-- begin Available data --
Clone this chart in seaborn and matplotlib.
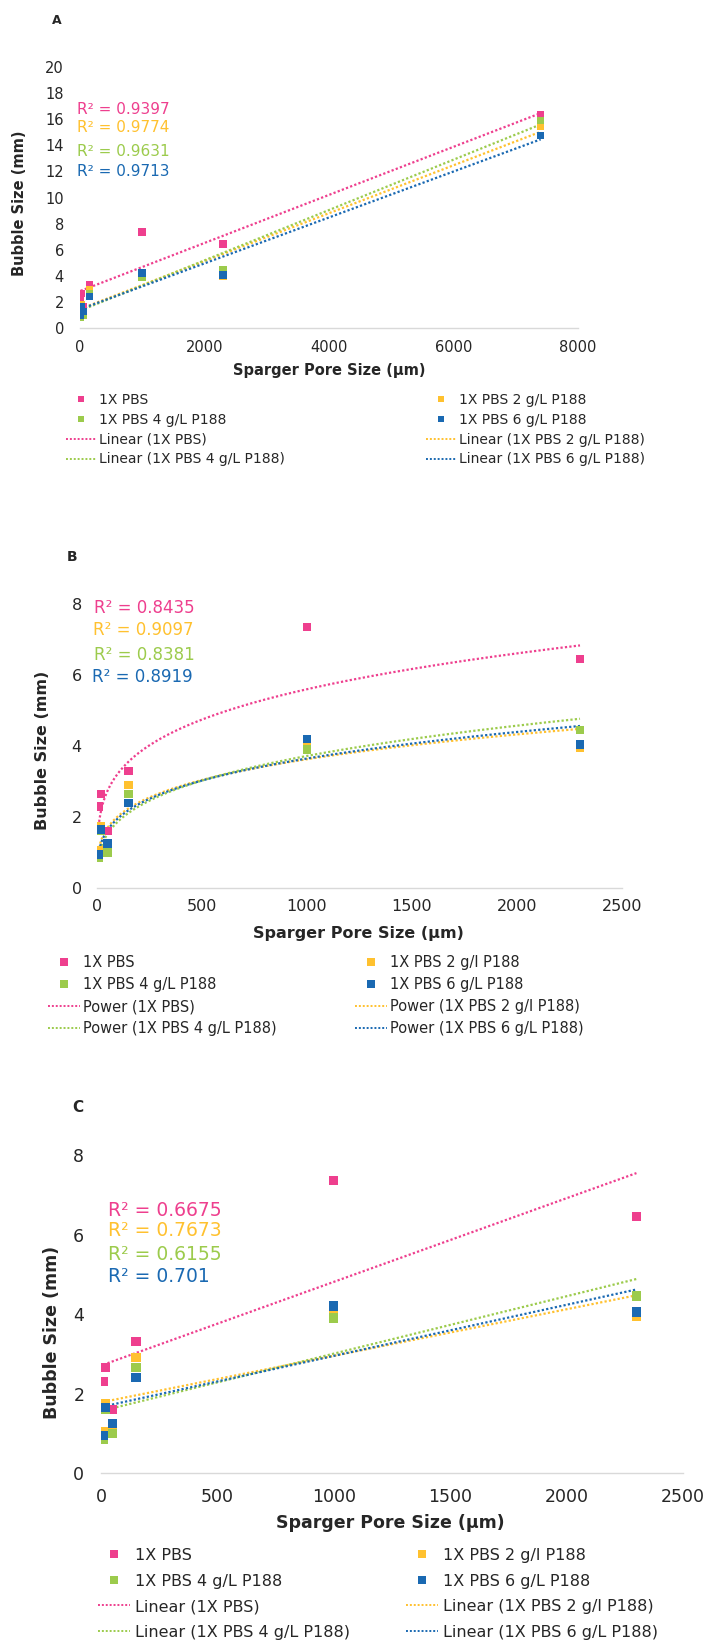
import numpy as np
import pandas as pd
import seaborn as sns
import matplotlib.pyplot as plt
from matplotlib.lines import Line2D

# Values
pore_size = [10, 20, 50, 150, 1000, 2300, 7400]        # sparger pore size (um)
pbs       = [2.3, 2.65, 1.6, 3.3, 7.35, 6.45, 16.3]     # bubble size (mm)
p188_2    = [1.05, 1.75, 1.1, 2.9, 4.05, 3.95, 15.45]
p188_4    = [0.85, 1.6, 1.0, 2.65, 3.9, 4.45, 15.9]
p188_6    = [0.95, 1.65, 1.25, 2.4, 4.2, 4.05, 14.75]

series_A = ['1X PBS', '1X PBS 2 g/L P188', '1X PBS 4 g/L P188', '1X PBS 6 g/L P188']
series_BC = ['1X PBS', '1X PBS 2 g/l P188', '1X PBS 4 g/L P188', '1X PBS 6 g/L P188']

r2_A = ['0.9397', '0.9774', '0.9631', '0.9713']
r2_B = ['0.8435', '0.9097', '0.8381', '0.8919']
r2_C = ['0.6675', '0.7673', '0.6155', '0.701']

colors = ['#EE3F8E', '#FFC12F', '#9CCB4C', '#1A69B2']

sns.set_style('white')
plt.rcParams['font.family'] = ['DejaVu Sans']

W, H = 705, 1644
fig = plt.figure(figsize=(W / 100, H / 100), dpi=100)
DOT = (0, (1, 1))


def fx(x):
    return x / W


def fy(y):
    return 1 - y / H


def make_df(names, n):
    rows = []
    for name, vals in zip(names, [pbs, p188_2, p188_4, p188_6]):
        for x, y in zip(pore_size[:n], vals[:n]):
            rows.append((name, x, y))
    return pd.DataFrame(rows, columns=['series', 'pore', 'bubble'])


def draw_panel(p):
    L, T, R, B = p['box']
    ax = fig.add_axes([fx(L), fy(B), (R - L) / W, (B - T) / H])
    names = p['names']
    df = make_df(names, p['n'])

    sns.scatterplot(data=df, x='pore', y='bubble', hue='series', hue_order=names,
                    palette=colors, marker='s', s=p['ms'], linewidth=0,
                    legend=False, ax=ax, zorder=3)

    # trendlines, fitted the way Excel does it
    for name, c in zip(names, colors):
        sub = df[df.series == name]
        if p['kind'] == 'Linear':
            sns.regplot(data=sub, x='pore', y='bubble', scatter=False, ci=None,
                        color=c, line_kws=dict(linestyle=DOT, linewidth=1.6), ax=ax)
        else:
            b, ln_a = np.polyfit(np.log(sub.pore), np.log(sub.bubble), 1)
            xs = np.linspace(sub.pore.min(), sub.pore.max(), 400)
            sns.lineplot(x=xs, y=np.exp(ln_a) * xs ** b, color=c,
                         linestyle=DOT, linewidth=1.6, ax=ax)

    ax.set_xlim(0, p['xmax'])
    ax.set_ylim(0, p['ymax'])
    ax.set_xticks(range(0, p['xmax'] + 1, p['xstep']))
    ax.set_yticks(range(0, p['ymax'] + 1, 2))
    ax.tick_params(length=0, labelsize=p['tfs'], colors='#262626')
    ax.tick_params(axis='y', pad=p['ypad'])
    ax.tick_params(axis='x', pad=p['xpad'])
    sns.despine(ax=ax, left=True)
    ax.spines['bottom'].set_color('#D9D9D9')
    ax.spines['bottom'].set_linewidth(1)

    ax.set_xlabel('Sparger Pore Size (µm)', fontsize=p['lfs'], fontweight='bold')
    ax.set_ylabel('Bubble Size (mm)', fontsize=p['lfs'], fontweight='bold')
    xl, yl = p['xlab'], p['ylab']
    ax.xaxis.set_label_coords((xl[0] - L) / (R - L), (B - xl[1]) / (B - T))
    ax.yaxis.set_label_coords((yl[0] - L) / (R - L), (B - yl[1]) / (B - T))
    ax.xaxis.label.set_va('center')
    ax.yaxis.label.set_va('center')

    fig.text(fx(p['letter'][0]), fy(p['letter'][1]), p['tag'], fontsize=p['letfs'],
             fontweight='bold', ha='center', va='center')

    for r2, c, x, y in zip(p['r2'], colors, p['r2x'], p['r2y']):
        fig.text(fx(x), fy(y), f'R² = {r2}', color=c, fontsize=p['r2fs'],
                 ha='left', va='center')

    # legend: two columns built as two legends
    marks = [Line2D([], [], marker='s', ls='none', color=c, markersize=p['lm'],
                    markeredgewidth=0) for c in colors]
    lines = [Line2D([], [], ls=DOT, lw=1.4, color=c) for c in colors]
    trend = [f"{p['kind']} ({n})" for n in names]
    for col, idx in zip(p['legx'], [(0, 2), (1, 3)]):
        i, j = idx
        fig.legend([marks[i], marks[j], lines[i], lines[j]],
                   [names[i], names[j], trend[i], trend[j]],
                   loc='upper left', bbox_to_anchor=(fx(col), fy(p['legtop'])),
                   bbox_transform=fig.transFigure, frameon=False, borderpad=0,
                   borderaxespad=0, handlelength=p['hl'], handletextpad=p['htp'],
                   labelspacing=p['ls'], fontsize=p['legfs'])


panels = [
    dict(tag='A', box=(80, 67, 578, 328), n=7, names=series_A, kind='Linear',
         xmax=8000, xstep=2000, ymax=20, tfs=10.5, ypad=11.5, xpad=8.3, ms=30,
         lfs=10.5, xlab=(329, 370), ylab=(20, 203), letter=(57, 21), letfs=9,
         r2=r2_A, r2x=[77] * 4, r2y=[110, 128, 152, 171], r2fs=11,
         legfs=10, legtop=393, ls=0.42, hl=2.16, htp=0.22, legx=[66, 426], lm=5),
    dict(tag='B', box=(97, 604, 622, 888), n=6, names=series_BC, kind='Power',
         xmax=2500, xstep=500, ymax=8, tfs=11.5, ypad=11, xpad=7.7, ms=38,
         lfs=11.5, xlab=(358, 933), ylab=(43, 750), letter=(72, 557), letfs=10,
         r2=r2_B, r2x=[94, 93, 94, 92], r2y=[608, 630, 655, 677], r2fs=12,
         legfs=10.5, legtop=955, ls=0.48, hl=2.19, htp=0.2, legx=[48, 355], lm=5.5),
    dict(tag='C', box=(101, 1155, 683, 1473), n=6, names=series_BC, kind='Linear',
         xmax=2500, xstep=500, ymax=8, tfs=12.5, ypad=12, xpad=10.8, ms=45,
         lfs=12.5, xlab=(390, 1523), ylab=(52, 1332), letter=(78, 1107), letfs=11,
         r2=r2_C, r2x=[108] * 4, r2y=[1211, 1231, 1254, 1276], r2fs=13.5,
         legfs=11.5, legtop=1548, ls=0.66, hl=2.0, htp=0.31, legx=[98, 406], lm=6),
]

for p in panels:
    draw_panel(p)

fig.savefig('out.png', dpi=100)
-- end Available data --
**Task details**.
Transcribe the preceding listing in its entirety and with exact wording, leaving out pictures.

**Reply**.
Clone this chart in seaborn and matplotlib.
import numpy as np
import pandas as pd
import seaborn as sns
import matplotlib.pyplot as plt
from matplotlib.lines import Line2D

# Values
pore_size = [10, 20, 50, 150, 1000, 2300, 7400]        # sparger pore size (um)
pbs       = [2.3, 2.65, 1.6, 3.3, 7.35, 6.45, 16.3]     # bubble size (mm)
p188_2    = [1.05, 1.75, 1.1, 2.9, 4.05, 3.95, 15.45]
p188_4    = [0.85, 1.6, 1.0, 2.65, 3.9, 4.45, 15.9]
p188_6    = [0.95, 1.65, 1.25, 2.4, 4.2, 4.05, 14.75]

series_A = ['1X PBS', '1X PBS 2 g/L P188', '1X PBS 4 g/L P188', '1X PBS 6 g/L P188']
series_BC = ['1X PBS', '1X PBS 2 g/l P188', '1X PBS 4 g/L P188', '1X PBS 6 g/L P188']

r2_A = ['0.9397', '0.9774', '0.9631', '0.9713']
r2_B = ['0.8435', '0.9097', '0.8381', '0.8919']
r2_C = ['0.6675', '0.7673', '0.6155', '0.701']

colors = ['#EE3F8E', '#FFC12F', '#9CCB4C', '#1A69B2']

sns.set_style('white')
plt.rcParams['font.family'] = ['DejaVu Sans']

W, H = 705, 1644
fig = plt.figure(figsize=(W / 100, H / 100), dpi=100)
DOT = (0, (1, 1))


def fx(x):
    return x / W


def fy(y):
    return 1 - y / H


def make_df(names, n):
    rows = []
    for name, vals in zip(names, [pbs, p188_2, p188_4, p188_6]):
        for x, y in zip(pore_size[:n], vals[:n]):
            rows.append((name, x, y))
    return pd.DataFrame(rows, columns=['series', 'pore', 'bubble'])


def draw_panel(p):
    L, T, R, B = p['box']
    ax = fig.add_axes([fx(L), fy(B), (R - L) / W, (B - T) / H])
    names = p['names']
    df = make_df(names, p['n'])

    sns.scatterplot(data=df, x='pore', y='bubble', hue='series', hue_order=names,
                    palette=colors, marker='s', s=p['ms'], linewidth=0,
                    legend=False, ax=ax, zorder=3)

    # trendlines, fitted the way Excel does it
    for name, c in zip(names, colors):
        sub = df[df.series == name]
        if p['kind'] == 'Linear':
            sns.regplot(data=sub, x='pore', y='bubble', scatter=False, ci=None,
                        color=c, line_kws=dict(linestyle=DOT, linewidth=1.6), ax=ax)
        else:
            b, ln_a = np.polyfit(np.log(sub.pore), np.log(sub.bubble), 1)
            xs = np.linspace(sub.pore.min(), sub.pore.max(), 400)
            sns.lineplot(x=xs, y=np.exp(ln_a) * xs ** b, color=c,
                         linestyle=DOT, linewidth=1.6, ax=ax)

    ax.set_xlim(0, p['xmax'])
    ax.set_ylim(0, p['ymax'])
    ax.set_xticks(range(0, p['xmax'] + 1, p['xstep']))
    ax.set_yticks(range(0, p['ymax'] + 1, 2))
    ax.tick_params(length=0, labelsize=p['tfs'], colors='#262626')
    ax.tick_params(axis='y', pad=p['ypad'])
    ax.tick_params(axis='x', pad=p['xpad'])
    sns.despine(ax=ax, left=True)
    ax.spines['bottom'].set_color('#D9D9D9')
    ax.spines['bottom'].set_linewidth(1)

    ax.set_xlabel('Sparger Pore Size (µm)', fontsize=p['lfs'], fontweight='bold')
    ax.set_ylabel('Bubble Size (mm)', fontsize=p['lfs'], fontweight='bold')
    xl, yl = p['xlab'], p['ylab']
    ax.xaxis.set_label_coords((xl[0] - L) / (R - L), (B - xl[1]) / (B - T))
    ax.yaxis.set_label_coords((yl[0] - L) / (R - L), (B - yl[1]) / (B - T))
    ax.xaxis.label.set_va('center')
    ax.yaxis.label.set_va('center')

    fig.text(fx(p['letter'][0]), fy(p['letter'][1]), p['tag'], fontsize=p['letfs'],
             fontweight='bold', ha='center', va='center')

    for r2, c, x, y in zip(p['r2'], colors, p['r2x'], p['r2y']):
        fig.text(fx(x), fy(y), f'R² = {r2}', color=c, fontsize=p['r2fs'],
                 ha='left', va='center')

    # legend: two columns built as two legends
    marks = [Line2D([], [], marker='s', ls='none', color=c, markersize=p['lm'],
                    markeredgewidth=0) for c in colors]
    lines = [Line2D([], [], ls=DOT, lw=1.4, color=c) for c in colors]
    trend = [f"{p['kind']} ({n})" for n in names]
    for col, idx in zip(p['legx'], [(0, 2), (1, 3)]):
        i, j = idx
        fig.legend([marks[i], marks[j], lines[i], lines[j]],
                   [names[i], names[j], trend[i], trend[j]],
                   loc='upper left', bbox_to_anchor=(fx(col), fy(p['legtop'])),
                   bbox_transform=fig.transFigure, frameon=False, borderpad=0,
                   borderaxespad=0, handlelength=p['hl'], handletextpad=p['htp'],
                   labelspacing=p['ls'], fontsize=p['legfs'])


panels = [
    dict(tag='A', box=(80, 67, 578, 328), n=7, names=series_A, kind='Linear',
         xmax=8000, xstep=2000, ymax=20, tfs=10.5, ypad=11.5, xpad=8.3, ms=30,
         lfs=10.5, xlab=(329, 370), ylab=(20, 203), letter=(57, 21), letfs=9,
         r2=r2_A, r2x=[77] * 4, r2y=[110, 128, 152, 171], r2fs=11,
         legfs=10, legtop=393, ls=0.42, hl=2.16, htp=0.22, legx=[66, 426], lm=5),
    dict(tag='B', box=(97, 604, 622, 888), n=6, names=series_BC, kind='Power',
         xmax=2500, xstep=500, ymax=8, tfs=11.5, ypad=11, xpad=7.7, ms=38,
         lfs=11.5, xlab=(358, 933), ylab=(43, 750), letter=(72, 557), letfs=10,
         r2=r2_B, r2x=[94, 93, 94, 92], r2y=[608, 630, 655, 677], r2fs=12,
         legfs=10.5, legtop=955, ls=0.48, hl=2.19, htp=0.2, legx=[48, 355], lm=5.5),
    dict(tag='C', box=(101, 1155, 683, 1473), n=6, names=series_BC, kind='Linear',
         xmax=2500, xstep=500, ymax=8, tfs=12.5, ypad=12, xpad=10.8, ms=45,
         lfs=12.5, xlab=(390, 1523), ylab=(52, 1332), letter=(78, 1107), letfs=11,
         r2=r2_C, r2x=[108] * 4, r2y=[1211, 1231, 1254, 1276], r2fs=13.5,
         legfs=11.5, legtop=1548, ls=0.66, hl=2.0, htp=0.31, legx=[98, 406], lm=6),
]

for p in panels:
    draw_panel(p)

fig.savefig('out.png', dpi=100)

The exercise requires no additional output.